The question is one to which, as yet, no answer that is perfectly clear to the lay mind has been made. We know that the collision was the result of daring navigation; that the wholesale loss of life was due to the lack of lifeboats and the failure to fill completely the few that were available; and that, had it not been for the amazing indifference or stupidity of the captain of a nearby steamer, who failed to answer the distress signals of the sinking vessel, the whole of the ship's complement might have been saved.

But the ship itself—why did she so quickly go to the bottom after meeting with an accident, which, in spite of its stupendous results, must be reckoned as merely one among the many risks of transatlantic travel?

So far as the loss of the ship itself was concerned, it is certain that the stupefaction with which the news of her sinking was received was due to the belief that her vast size was a guarantee against disaster—that the ever-increasing dimensions of length, breadth, and tonnage had conferred upon the modern ocean liner a certain immunity against the dangers of travel by sea. The fetish of mere size seems, indeed, to have affected even the officers in command of these modern leviathans. Surely it must have thrown its spell over the captain of the ill-fated Titanic, who, in spite of an oft-repeated warning that there was a large field of ice ahead, followed the usual practice, if the night is clear, and ran his ship at full speed into the zone of danger, as though, forsooth, he expected the Titanic to brush the ice floes aside, and split asunder any iceberg that might stand in her way.

Courtesy of Scientific American

Rivetting the Outer Skin on the Frames of a 65,000-Ton Ocean Liner

Confidence in the indestructibility of the Titanic, moreover, was stimulated by the fact that she was supposed to be the "last word" in first-class steamship construction, the culmination of three-quarters of a century of experience in building safe and stanch vessels. In the official descriptions of the ship, widely distributed at the time of her launching, the safety elements of her construction were freely dwelt upon. This literature rang the changes on stout bulkheads, watertight compartments, automatic, self-closing bulkhead doors, etc.,—and honestly so. There is every reason to believe that the celebrated firm who built the ship, renowned the world over for the high character of their work; the powerful company whose flag she carried; aye, and even her talented designer, who was the first to pronounce the Titanic a doomed vessel and went down with the ship, were united in the belief that the size of the Titanic and her construction were such that she was unsinkable by any of the ordinary accidents to which the transatlantic liner is liable.
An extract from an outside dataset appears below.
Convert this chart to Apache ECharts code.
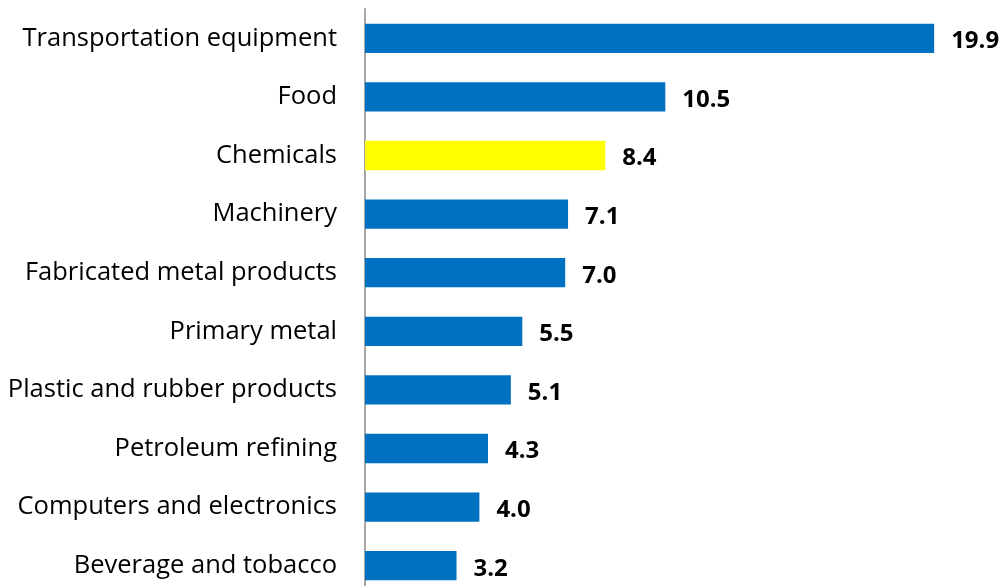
<!DOCTYPE html>
<html>
<head>
<meta charset="utf-8">
<script src="https://cdn.jsdelivr.net/npm/echarts@6/dist/echarts.min.js"></script>
<style>
  html, body { margin: 0; padding: 0; background: #fff; overflow: hidden; }
  /* The plot runs slightly past the bottom edge of the page, so the last bar is trimmed */
  #chart { width: 1005px; height: 595px; }
</style>
</head>
<body>
<div id="chart"></div>
<script>
// Industry categories, listed top to bottom
const categories = [
  'Transportation equipment',
  'Food',
  'Chemicals',
  'Machinery',
  'Fabricated metal products',
  'Primary metal',
  'Plastic and rubber products',
  'Petroleum refining',
  'Computers and electronics',
  'Beverage and tobacco'
];
const values = [19.9, 10.5, 8.4, 7.1, 7.0, 5.5, 5.1, 4.3, 4.0, 3.2];
const highlighted = 'Chemicals';

const BLUE = '#0070C0';
const YELLOW = '#FFFF00';
const FONT = '"Open Sans", "Liberation Sans", sans-serif';

const chart = echarts.init(document.getElementById('chart'));
chart.setOption({
  animation: false,
  grid: { left: 365, right: 68, top: 9, bottom: 0, containLabel: false },
  xAxis: {
    type: 'value', min: 0, max: 20, show: false
  },
  yAxis: {
    type: 'category',
    data: categories,
    inverse: true,
    axisLine: { show: true, lineStyle: { color: '#A6A6A6', width: 2 } },
    axisTick: { show: false },
    axisLabel: {
      color: '#000', fontSize: 25.5, fontFamily: FONT, margin: 28,
      padding: [3, 0, 0, 0]
    }
  },
  series: [{
    type: 'bar',
    barCategoryGap: '50%',
    data: values.map((v, i) => ({
      value: v,
      itemStyle: { color: categories[i] === highlighted ? YELLOW : BLUE }
    })),
    label: {
      show: true,
      position: 'right',
      distance: 17,
      offset: [0, 3],
      color: '#000',
      fontSize: 24,
      fontWeight: 'bold',
      fontFamily: FONT,
      formatter: p => p.value.toFixed(1)
    }
  }]
});
</script>
</body>
</html>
How comes it, then, that this noble vessel lies to-day at the bottom of the Atlantic in two thousand fathoms of water?

A review of the progress of those constructive arts which affect the safety of human life seems to show that it needs the spur of great disasters, such as this, to concentrate the attention of the engineer and the architect upon the all-important question of safety. More important than considerations of convenience, economy, speed of construction, or even revenue-earning capacity, are those of the value and sanctity of human life. Too frequently these considerations are the last to receive attention. This is due less to indifference than to inadvertence—a failure to remember that an accident which may be insignificant in its effect on steel and stone, may be fatal to frail flesh and blood. Furthermore, the monumental disasters, and particularly those occurring in this age of great constructive works, are frequently traceable to hidden or unsuspected causes, the existence and potentialities of which are revealed only when the mischief has been done. A faulty method of construction, containing in itself huge possibilities of disaster, may be persisted in for years without revealing its lurking menace. Here and there, now and then, some minor mischance will direct the attention of the few to the peril; but the excitement will be local and passing. It takes a "horror"—a "holocaust" of human life, with all its attendant exploitation in the press and the monthly magazine, to awaken a busy and preoccupied world to the danger and beget those stringent laws and improved constructions which are the earmarks of progress towards an ideal civilisation.

Courtesy of Scientific American.

Note how far the Great Eastern was ahead of her time. She was not exceeded until the advent of the Oceanic in 1899.

Growth of the Transatlantic Steamer from 1840 to 1912

Not many years ago, there was being erected across the St. Lawrence River a huge bridge, with the largest single span in the world, which it was believed would be not only the largest but the strongest and most enduring structure of its kind in existence. It was being built under the supervision of one of the leading bridge engineers of the world; its design was of an approved type, which had long been standard in the Western Hemisphere; and the steelwork was being fabricated in one of the best equipped bridge works in the country. Nevertheless, when one great cantilever was about completed, and before any live load had been placed on it, the structure collapsed under its own weight. One of the principal members—a massive steel column, five feet square and sixty feet long—crumpled up as though it had been a boy's tin whistle, and allowed the whole bridge to fall into the St. Lawrence, carrying eighty men to their death! The disaster was traced to a very insignificant cause—the failure of some small angle-bars, 3½ inches in width, by which the parts of the massive member were held in place. No engineer had suspected that danger lurked in these little angle-bars. Had the accident happened to a bridge of moderate size, the lessons of the failure would have been noted by the engineers and contractors; it would have formed the subject, possibly, of a paper before some engineering society, and the warning would have had results merely local and temporary. But the failure of this monumental structure, with a loss of life so appalling, gave to the disaster a world-wide notoriety. It became the subject of a searching enquiry by a highly expert board; the unsuspected danger which lurked in the existing and generally approved methods of building up massive steel columns was acknowledged; and safer rules of construction were adopted.

It took the Baltimore conflagration to teach us the strong and weak points of our much-vaunted systems of fireproof construction. Only when San Francisco, after repeated warnings, had seen the whole of its business section shaken down and ravaged by fire, did she set about the construction of a city that would be proof against fire and earthquake. It was the spectacle of maimed and dying passengers being slowly burned to death in the wreckage of colliding wooden cars, that led to the abolition of the heating stove and the oil lamp; and it was the risk of fire, coupled with the shocking injuries due to splintering of wooden cars, that brought in the era of the electrically lighted, strong, and incombustible steel car.